GOAL OF THE EXERCISE: Write out the entries below exactly, starting at the first line and stopping after the line that contains "return (B - (ys - OFF)) / (B - T)"; skip all pictures.

(Figure scripts)
-- Begin --

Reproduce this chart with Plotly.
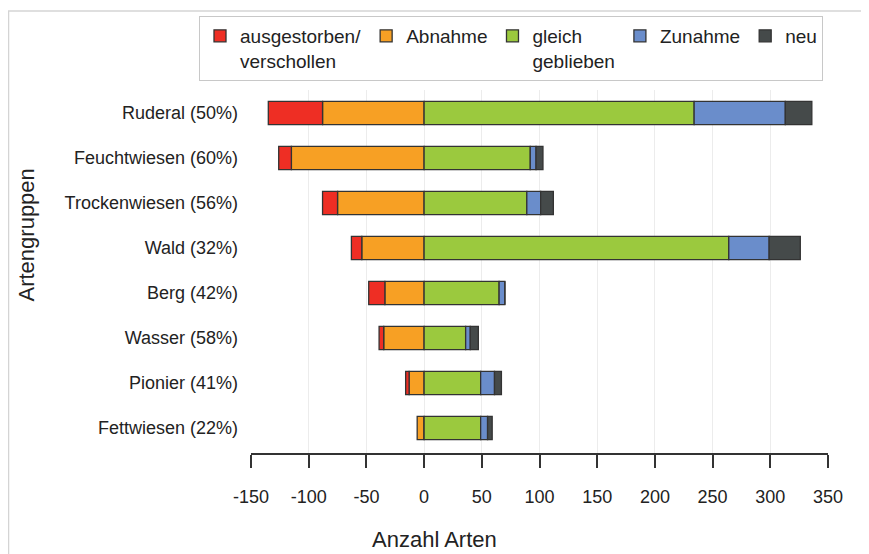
import plotly.graph_objects as go

# Data (top to bottom as shown)
categories = ["Ruderal (50%)", "Feuchtwiesen (60%)", "Trockenwiesen (56%)", "Wald (32%)",
              "Berg (42%)", "Wasser (58%)", "Pionier (41%)", "Fettwiesen (22%)"]
ausgestorben = [47, 11, 13, 9, 14, 4, 3, 0]
abnahme = [88, 115, 75, 54, 34, 35, 13, 6]
gleich = [234, 92, 89, 264, 65, 36, 49, 49]
zunahme = [79, 5, 12, 35, 5, 4, 12, 6]
neu = [23, 6, 11, 27, 0, 7, 6, 4]
x_ticks = [-150, -100, -50, 0, 50, 100, 150, 200, 250, 300, 350]

FONT = "Liberation Sans, Arial, sans-serif"
LINE = dict(color="#333333", width=1.3)

fig = go.Figure()
# order of traces: the one nearest zero first (relative stacking)
fig.add_trace(go.Bar(y=categories, x=[-v for v in abnahme], name="Abnahme", orientation="h",
                     marker=dict(color="#F7A024", line=LINE), legendrank=2))
fig.add_trace(go.Bar(y=categories, x=[-v for v in ausgestorben], name="ausgestorben/<br>verschollen",
                     orientation="h", marker=dict(color="#EE2E24", line=LINE), legendrank=1))
fig.add_trace(go.Bar(y=categories, x=gleich, name="gleich<br>geblieben", orientation="h",
                     marker=dict(color="#9BC93E", line=LINE), legendrank=3))
fig.add_trace(go.Bar(y=categories, x=zunahme, name="Zunahme", orientation="h",
                     marker=dict(color="#6A8DCB", line=LINE), legendrank=4))
fig.add_trace(go.Bar(y=categories, x=neu, name="neu", orientation="h",
                     marker=dict(color="#454A4A", line=LINE), legendrank=5))

# figure coordinates (page body margin offsets the figure by 8px)
OFF = 8
W, H = 869 - OFF, 554 - OFF
L, R, T, B = 251 - OFF, 828 - OFF, 90 - OFF, 453 - OFF


def px(xs):
    return (xs - OFF - L) / (R - L)


def py(ys):
    return (B - (ys - OFF)) / (B - T)


fig.update_layout(
    width=W, height=H,
    margin=dict(l=L, r=W - R, t=T, b=H - B, pad=0, autoexpand=False),
    barmode="relative",
    bargap=0.48,
    plot_bgcolor="white", paper_bgcolor="white",
    font=dict(family=FONT, size=18, color="#222222"),
    showlegend=True,
    legend=dict(orientation="h", x=px(199), xanchor="left",
                y=py(16), yanchor="top",
                bordercolor="#c8c8c8", borderwidth=1, bgcolor="white",
                font=dict(family=FONT, size=19, color="#222222"),
                valign="top", traceorder="normal"),
    xaxis=dict(range=[-150, 350], tickvals=x_ticks, ticktext=[str(v) for v in x_ticks],
               showgrid=True, gridcolor="#ececec", gridwidth=1, zeroline=False,
               showline=True, linecolor="#333333", linewidth=1.5,
               ticks="outside", ticklen=13, tickwidth=1.5, tickcolor="#333333",
               ticklabelstandoff=14, tickfont=dict(size=18, family=FONT, color="#222222"),
               fixedrange=True, automargin=False),
    yaxis=dict(categoryorder="array", categoryarray=categories[::-1],
               range=[-0.556, 7.511], showgrid=False, zeroline=False, showline=False,
               ticks="", ticklabelstandoff=12, automargin=False,
               tickfont=dict(size=18, family=FONT, color="#222222")),
    annotations=[
        dict(text="Anzahl Arten", x=px(434), y=py(539.5),
             xref="paper", yref="paper", showarrow=False, xanchor="center", yanchor="middle",
             font=dict(size=22, family=FONT, color="#222222")),
        dict(text="Artengruppen", x=px(25.5), y=py(235),
             xref="paper", yref="paper", showarrow=False, xanchor="center", yanchor="middle",
             textangle=-90, font=dict(size=22, family=FONT, color="#222222")),
    ],
    shapes=[
        dict(type="line", xref="paper", yref="paper",
             x0=px(8), x1=px(880), y0=py(11), y1=py(11),
             line=dict(color="#d4d4d4", width=1.5)),
        dict(type="line", xref="paper", yref="paper",
             x0=px(8.5), x1=px(8.5), y0=py(11), y1=py(560),
             line=dict(color="#d4d4d4", width=1.5)),
    ],
)

fig.write_html("out.html")
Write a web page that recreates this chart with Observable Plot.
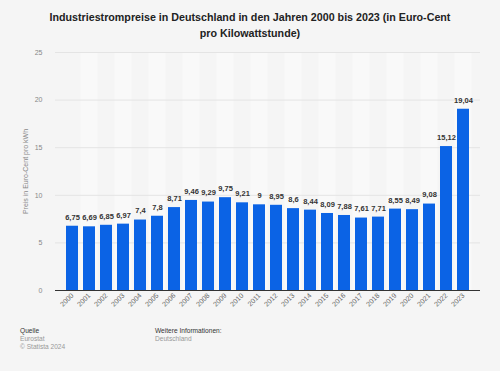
<!DOCTYPE html>
<html>
<head>
<meta charset="utf-8">
<script src="https://cdn.jsdelivr.net/npm/d3@7"></script>
<script src="https://cdn.jsdelivr.net/npm/@observablehq/plot@0.6"></script>
<style>
  html, body { margin: 0; padding: 0; background: #f5f5f5; width: 500px; height: 371px; overflow: hidden; font-family: "Liberation Sans", Arial, sans-serif; }
  #title { position: absolute; left: 0; top: 9px; width: 500px; text-align: center; font-weight: bold; font-size: 10.7px; line-height: 16px; color: #222; }
  #chart { position: absolute; left: 0; top: 44px; }
  .foot { position: absolute; top: 327px; font-size: 6.6px; line-height: 8px; color: #999; }
  .foot b { font-weight: normal; color: #333; }
</style>
</head>
<body>
<div id="title">Industriestrompreise in Deutschland in den Jahren 2000 bis 2023 (in Euro-Cent<br>pro Kilowattstunde)</div>
<div id="chart"></div>
<div class="foot" style="left:20px"><b>Quelle</b><br>Eurostat<br>© Statista 2024</div>
<div class="foot" style="left:155px"><b>Weitere Informationen:</b><br>Deutschland</div>
<script>
const years = ["2000","2001","2002","2003","2004","2005","2006","2007","2008","2009","2010","2011","2012","2013","2014","2015","2016","2017","2018","2019","2020","2021","2022","2023"];
const prices = [6.75,6.69,6.85,6.97,7.4,7.8,8.71,9.46,9.29,9.75,9.21,9,8.95,8.6,8.44,8.09,7.88,7.61,7.71,8.55,8.49,9.08,15.12,19.04];
const yTicks = [0,5,10,15,20,25];
const yMax = 25;

const data = years.map((y, i) => ({year: y, value: prices[i], odd: i % 2 === 1}));
const fmt = v => String(v).replace(".", ",");

const chart = Plot.plot({
  width: 500,
  height: 280,
  marginLeft: 55,
  marginRight: 20,
  marginTop: 8,
  marginBottom: 34,
  style: { background: "transparent", fontFamily: "Liberation Sans, Arial, sans-serif" },
  x: { domain: years, paddingInner: 0.27, paddingOuter: 0.13, label: null, tickSize: 0, tickRotate: -45, tickPadding: 4 },
  y: { domain: [0, yMax], ticks: yTicks, label: null, tickSize: 0, tickPadding: 13 },
  marks: [
    Plot.barY(data.filter(d => d.odd), {x: "year", y1: 0, y2: yMax, fill: "#f9f9f9", insetLeft: -2.4, insetRight: -2.4}),
    Plot.gridY(yTicks, {stroke: "#e4e4e4", strokeOpacity: 1, strokeWidth: 1}),
    Plot.barY(data, {x: "year", y: "value", fill: "#0b63e5"}),
    Plot.ruleY([0], {stroke: "#333", strokeWidth: 1}),
    Plot.text(data, {x: "year", y: "value", text: d => fmt(d.value), dy: -9, fontWeight: "bold", fontSize: 7.5, fill: "#333"}),
    Plot.axisX({tickRotate: -45, tickSize: 0, tickPadding: 4, fontSize: 7, fill: "#666", label: null}),
    Plot.axisY({ticks: yTicks, tickSize: 0, tickPadding: 13, fontSize: 7, fill: "#888", label: null}),
    Plot.text(["Preis in Euro-Cent pro kWh"], {frameAnchor: "left", textAnchor: "middle", dx: -30, rotate: -90, fontSize: 7, fill: "#888"})
  ]
});
document.getElementById("chart").appendChild(chart);
</script>
</body>
</html>
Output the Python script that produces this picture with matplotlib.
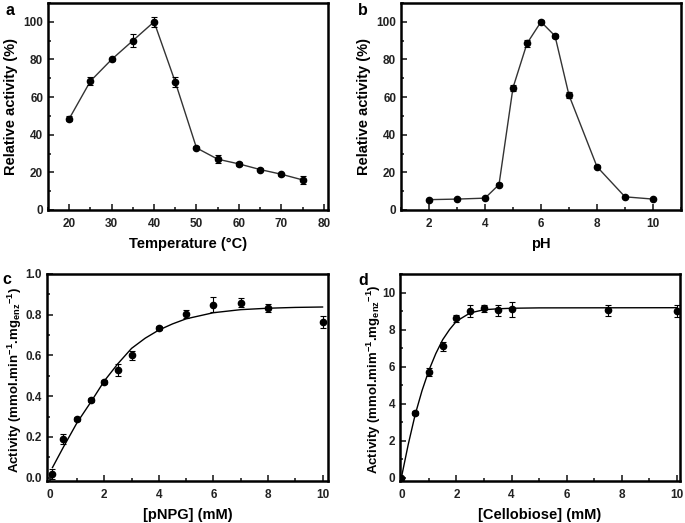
import numpy as np
import matplotlib
matplotlib.use("Agg")
import matplotlib.pyplot as plt
from matplotlib.ticker import MultipleLocator, FormatStrFormatter

plt.rcParams['font.family'] = ['Liberation Sans', 'DejaVu Sans']
plt.rcParams['font.weight'] = 'bold'
plt.rcParams['axes.labelweight'] = 'bold'
plt.rcParams['mathtext.fontset'] = 'custom'
plt.rcParams['mathtext.rm'] = 'Liberation Sans:bold'
plt.rcParams['mathtext.default'] = 'rm'

# a - temperature
temp = [20, 25, 30, 35, 40, 45, 50, 55, 60, 65, 70, 75]
temp_act = [48.5, 68.5, 80, 90, 100, 68, 33, 27, 24.5, 21.5, 19, 16]
temp_err = [1.2, 2, 1, 3.5, 2.5, 2.5, 0.8, 2, 1, 1, 0.8, 2]

# b - pH
ph = [2, 3, 4, 4.5, 5, 5.5, 6, 6.5, 7, 8, 9, 10]
ph_act = [5.5, 5.8, 6.3, 13.5, 65, 88.5, 100, 92.5, 61, 23, 7, 5.8]
ph_err = [0.5, 0.5, 0.5, 0.8, 1.5, 1.8, 0.8, 1.2, 1.5, 0.8, 0.5, 0.5]

# c - pNPG
pnpg = [0.1, 0.5, 1, 1.5, 2, 2.5, 3, 4, 5, 6, 7, 8, 10]
pnpg_act = [0.02, 0.19, 0.29, 0.38, 0.47, 0.53, 0.60, 0.735, 0.805, 0.85, 0.86, 0.835, 0.765]
pnpg_err = [0.025, 0.025, 0.01, 0.01, 0.01, 0.03, 0.02, 0.01, 0.02, 0.035, 0.02, 0.02, 0.03]
pnpg_fit_x = [0.1, 0.5, 1, 1.5, 2, 2.5, 3, 3.5, 4, 4.5, 5, 6, 7, 8, 9, 10]
pnpg_fit_y = [0.05, 0.15, 0.27, 0.37, 0.475, 0.56, 0.635, 0.685, 0.725, 0.755, 0.78, 0.81, 0.825, 0.832, 0.836, 0.838]

# d - cellobiose
cello = [0, 0.5, 1, 1.5, 2, 2.5, 3, 3.5, 4, 7.5, 10]
cello_act = [0, 3.5, 5.7, 7.1, 8.6, 9.0, 9.15, 9.05, 9.1, 9.05, 9.0]
cello_err = [0.05, 0.1, 0.2, 0.25, 0.2, 0.3, 0.2, 0.3, 0.4, 0.3, 0.3]
cello_fit_x = [0, 0.25, 0.5, 0.75, 1, 1.25, 1.5, 1.75, 2, 2.5, 3, 3.5, 4, 5, 10]
cello_fit_y = [0, 1.8, 3.4, 4.7, 5.8, 6.7, 7.45, 8.0, 8.45, 8.9, 9.07, 9.12, 9.15, 9.17, 9.18]

fig = plt.figure(figsize=(6.85, 5.23), dpi=100)
W, H = 685, 523

def make_ax(l, t, r, b):
    return fig.add_axes([l / W, 1 - b / H, (r - l) / W, (b - t) / H])

ax_a = make_ax(48, 3, 328, 210)
ax_b = make_ax(401, 3, 681, 210)
ax_c = make_ax(47, 274, 328, 481)
ax_d = make_ax(400, 274, 680, 481)

def style(ax, xmaj, ymaj):
    ax.xaxis.set_major_locator(MultipleLocator(xmaj))
    ax.xaxis.set_minor_locator(MultipleLocator(xmaj / 2))
    ax.yaxis.set_major_locator(MultipleLocator(ymaj))
    ax.yaxis.set_minor_locator(MultipleLocator(ymaj / 2))
    ax.tick_params(which='both', direction='in', labelsize=8.5, width=1.2,
                   colors='#222222')
    ax.tick_params(which='major', length=4)
    ax.tick_params(which='minor', length=2)
    ax.tick_params(axis='x', pad=6)
    for s in ax.spines.values():
        s.set_linewidth(1.8)

def points(ax, x, y, err, line=True):
    ax.errorbar(x, y, yerr=err, fmt='o', color='black', ms=4.5, capsize=2,
                elinewidth=0.8, capthick=0.8, zorder=3)
    if line:
        ax.plot(x, y, color='#333333', lw=1.0, zorder=2)

points(ax_a, temp, temp_act, temp_err)
ax_a.set_xlim(15, 81)
ax_a.set_ylim(0, 110)
style(ax_a, 10, 20)
ax_a.set_xlabel('Temperature (°C)', fontsize=10.5, labelpad=5)
ax_a.set_ylabel('Relative activity (%)', fontsize=10.5, labelpad=4)

points(ax_b, ph, ph_act, ph_err)
ax_b.set_xlim(1, 11)
ax_b.set_ylim(0, 110)
style(ax_b, 2, 20)
ax_b.set_xlabel('pH', fontsize=10.5, labelpad=5)
ax_b.set_ylabel('Relative activity (%)', fontsize=10.5, labelpad=4)

points(ax_c, pnpg, pnpg_act, pnpg_err, line=False)
ax_c.plot(pnpg_fit_x, pnpg_fit_y, color='black', lw=1.0, zorder=2)
ax_c.set_xlim(-0.1, 10.2)
ax_c.set_ylim(-0.016, 1.0)
style(ax_c, 2, 0.2)
ax_c.yaxis.set_major_formatter(FormatStrFormatter('%.1f'))
ax_c.set_xlabel('[pNPG] (mM)', fontsize=10.5, labelpad=5)
ax_c.set_ylabel(r'Activity (mmol.min$^{-1}$.mg$_{enz}$$^{-1}$)', fontsize=9.5)
ax_c.yaxis.set_label_coords(-0.083, 0.49)

points(ax_d, cello, cello_act, cello_err, line=False)
ax_d.plot(cello_fit_x, cello_fit_y, color='black', lw=1.0, zorder=2)
ax_d.set_xlim(-0.05, 10.12)
ax_d.set_ylim(-0.18, 11)
style(ax_d, 2, 2)
ax_d.set_xlabel('[Cellobiose] (mM)', fontsize=10.5, labelpad=5)
ax_d.set_ylabel(r'Activity (mmol.mim$^{-1}$.mg$_{enz}$$^{-1}$)', fontsize=9.5)
ax_d.yaxis.set_label_coords(-0.06, 0.49)

for letter, x, y in [('a', 5, 15), ('b', 358, 15), ('c', 2, 284), ('d', 358, 285)]:
    fig.text(x / W, 1 - y / H, letter, fontsize=11.5, fontweight='bold',
             va='baseline', ha='left')

fig.savefig('out.png', dpi=100)
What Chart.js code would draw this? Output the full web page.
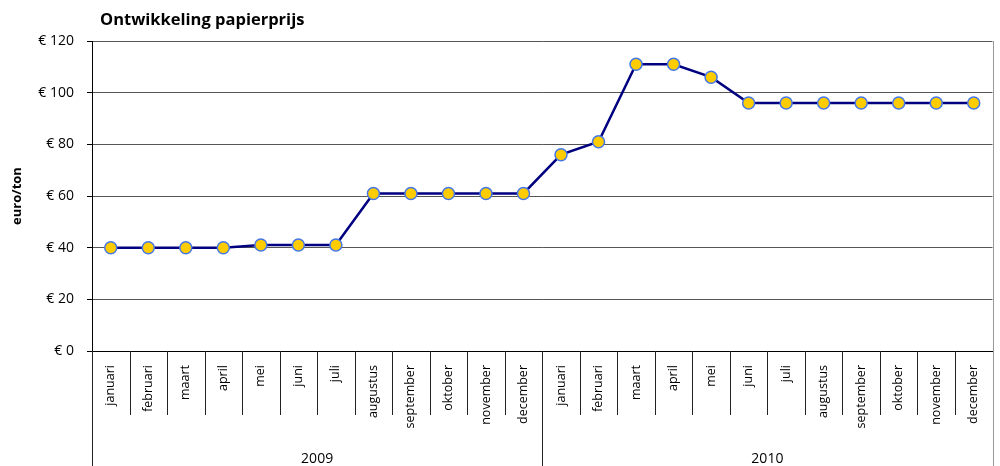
<!DOCTYPE html>
<html>
<head>
<meta charset="utf-8">
<script src="https://cdn.jsdelivr.net/npm/chart.js@4/dist/chart.umd.min.js"></script>
<style>
  html, body { margin: 0; padding: 0; background: #fff; }
  #wrap { width: 1000px; height: 466px; position: relative; }
</style>
</head>
<body>
<div id="wrap"><canvas id="priceChart"></canvas></div>
<script>
const months = ["januari", "februari", "maart", "april", "mei", "juni",
    "juli", "augustus", "september", "oktober", "november", "december"];
const years = ["2009", "2010"];
const labels = months.concat(months);
const prices = [40, 40, 40, 40, 41, 41, 41, 61, 61, 61, 61, 61,
    76, 81, 111, 111, 106, 96, 96, 96, 96, 96, 96, 96];
const yTicks = [0, 20, 40, 60, 80, 100, 120];

const fontFamily = '"Open Sans", Lato, sans-serif';

// draws the title, the category dividers and the year row
const groupAxis = {
    id: 'groupAxis',
    afterDraw(chart) {
        const ctx = chart.ctx;
        const area = chart.chartArea;
        const x = chart.scales.x;
        const step = (area.right - area.left) / labels.length;
        const bottom = chart.height;

        ctx.save();
        ctx.fillStyle = '#000';
        ctx.font = 'bold 16.5px ' + fontFamily;
        ctx.textAlign = 'left';
        ctx.textBaseline = 'middle';
        ctx.fillText('Ontwikkeling papierprijs', 100, 20);

        ctx.lineWidth = 1;
        for (let k = 0; k <= labels.length; k++) {
            const px = Math.round(area.left + k * step) + 0.5;
            const yearEdge = k % months.length === 0;
            ctx.strokeStyle = k === labels.length ? '#999' : '#222';
            ctx.beginPath();
            ctx.moveTo(px, k === labels.length ? area.top : area.bottom);
            ctx.lineTo(px, yearEdge ? bottom : 415);
            ctx.stroke();
        }

        ctx.font = '14px ' + fontFamily;
        ctx.textAlign = 'center';
        years.forEach((yr, i) => {
            const first = x.getPixelForValue(i * months.length);
            const last = x.getPixelForValue((i + 1) * months.length - 1);
            ctx.fillText(yr, (first + last) / 2, 459);
        });
        ctx.restore();
    }
};

document.addEventListener('DOMContentLoaded', () => {
    const ctx = document.getElementById('priceChart').getContext('2d');
    new Chart(ctx, {
        type: 'line',
        data: {
            labels: labels,
            datasets: [{
                label: 'papierprijs',
                data: prices,
                borderColor: '#000080',
                borderWidth: 2.5,
                pointBackgroundColor: '#ffcc00',
                pointBorderColor: '#4677e6',
                pointBorderWidth: 1.5,
                pointRadius: 6,
                tension: 0
            }]
        },
        options: {
            responsive: true,
            maintainAspectRatio: false,
            animation: false,
            layout: { padding: { top: 41, right: 4, left: 0, bottom: 0 } },
            plugins: {
                legend: { display: false },
                tooltip: { enabled: false }
            },
            scales: {
                x: {
                    offset: true,
                    grid: { display: false },
                    border: { display: true, color: '#000', width: 1 },
                    ticks: {
                        color: '#000',
                        font: { family: fontFamily, size: 12.5 },
                        minRotation: 90,
                        maxRotation: 90,
                        padding: 6,
                        autoSkip: false
                    },
                    afterFit(scale) { scale.height = 115; }
                },
                y: {
                    min: 0,
                    max: 120,
                    afterBuildTicks(scale) {
                        scale.ticks = yTicks.map(v => ({ value: v }));
                    },
                    grid: {
                        color: '#555',
                        tickLength: 5,
                        tickColor: '#000'
                    },
                    border: { display: true, color: '#000', width: 1 },
                    ticks: {
                        color: '#000',
                        font: { family: fontFamily, size: 14 },
                        padding: 13,
                        callback: v => '€ ' + v
                    },
                    title: {
                        display: true,
                        text: 'euro/ton',
                        color: '#000',
                        font: { family: fontFamily, size: 13, weight: 'bold' },
                        padding: { top: 9, bottom: 0 }
                    },
                    afterFit(scale) { scale.width = 92; }
                }
            }
        },
        plugins: [groupAxis]
    });
});
</script>
</body>
</html>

-- End --

COMPLETE OUTPUT:
Reproduce this chart with Plotly.
import plotly.graph_objects as go

# Data (top to bottom as shown)
categories = ["Ruderal (50%)", "Feuchtwiesen (60%)", "Trockenwiesen (56%)", "Wald (32%)",
              "Berg (42%)", "Wasser (58%)", "Pionier (41%)", "Fettwiesen (22%)"]
ausgestorben = [47, 11, 13, 9, 14, 4, 3, 0]
abnahme = [88, 115, 75, 54, 34, 35, 13, 6]
gleich = [234, 92, 89, 264, 65, 36, 49, 49]
zunahme = [79, 5, 12, 35, 5, 4, 12, 6]
neu = [23, 6, 11, 27, 0, 7, 6, 4]
x_ticks = [-150, -100, -50, 0, 50, 100, 150, 200, 250, 300, 350]

FONT = "Liberation Sans, Arial, sans-serif"
LINE = dict(color="#333333", width=1.3)

fig = go.Figure()
# order of traces: the one nearest zero first (relative stacking)
fig.add_trace(go.Bar(y=categories, x=[-v for v in abnahme], name="Abnahme", orientation="h",
                     marker=dict(color="#F7A024", line=LINE), legendrank=2))
fig.add_trace(go.Bar(y=categories, x=[-v for v in ausgestorben], name="ausgestorben/<br>verschollen",
                     orientation="h", marker=dict(color="#EE2E24", line=LINE), legendrank=1))
fig.add_trace(go.Bar(y=categories, x=gleich, name="gleich<br>geblieben", orientation="h",
                     marker=dict(color="#9BC93E", line=LINE), legendrank=3))
fig.add_trace(go.Bar(y=categories, x=zunahme, name="Zunahme", orientation="h",
                     marker=dict(color="#6A8DCB", line=LINE), legendrank=4))
fig.add_trace(go.Bar(y=categories, x=neu, name="neu", orientation="h",
                     marker=dict(color="#454A4A", line=LINE), legendrank=5))

# figure coordinates (page body margin offsets the figure by 8px)
OFF = 8
W, H = 869 - OFF, 554 - OFF
L, R, T, B = 251 - OFF, 828 - OFF, 90 - OFF, 453 - OFF


def px(xs):
    return (xs - OFF - L) / (R - L)


def py(ys):
    return (B - (ys - OFF)) / (B - T)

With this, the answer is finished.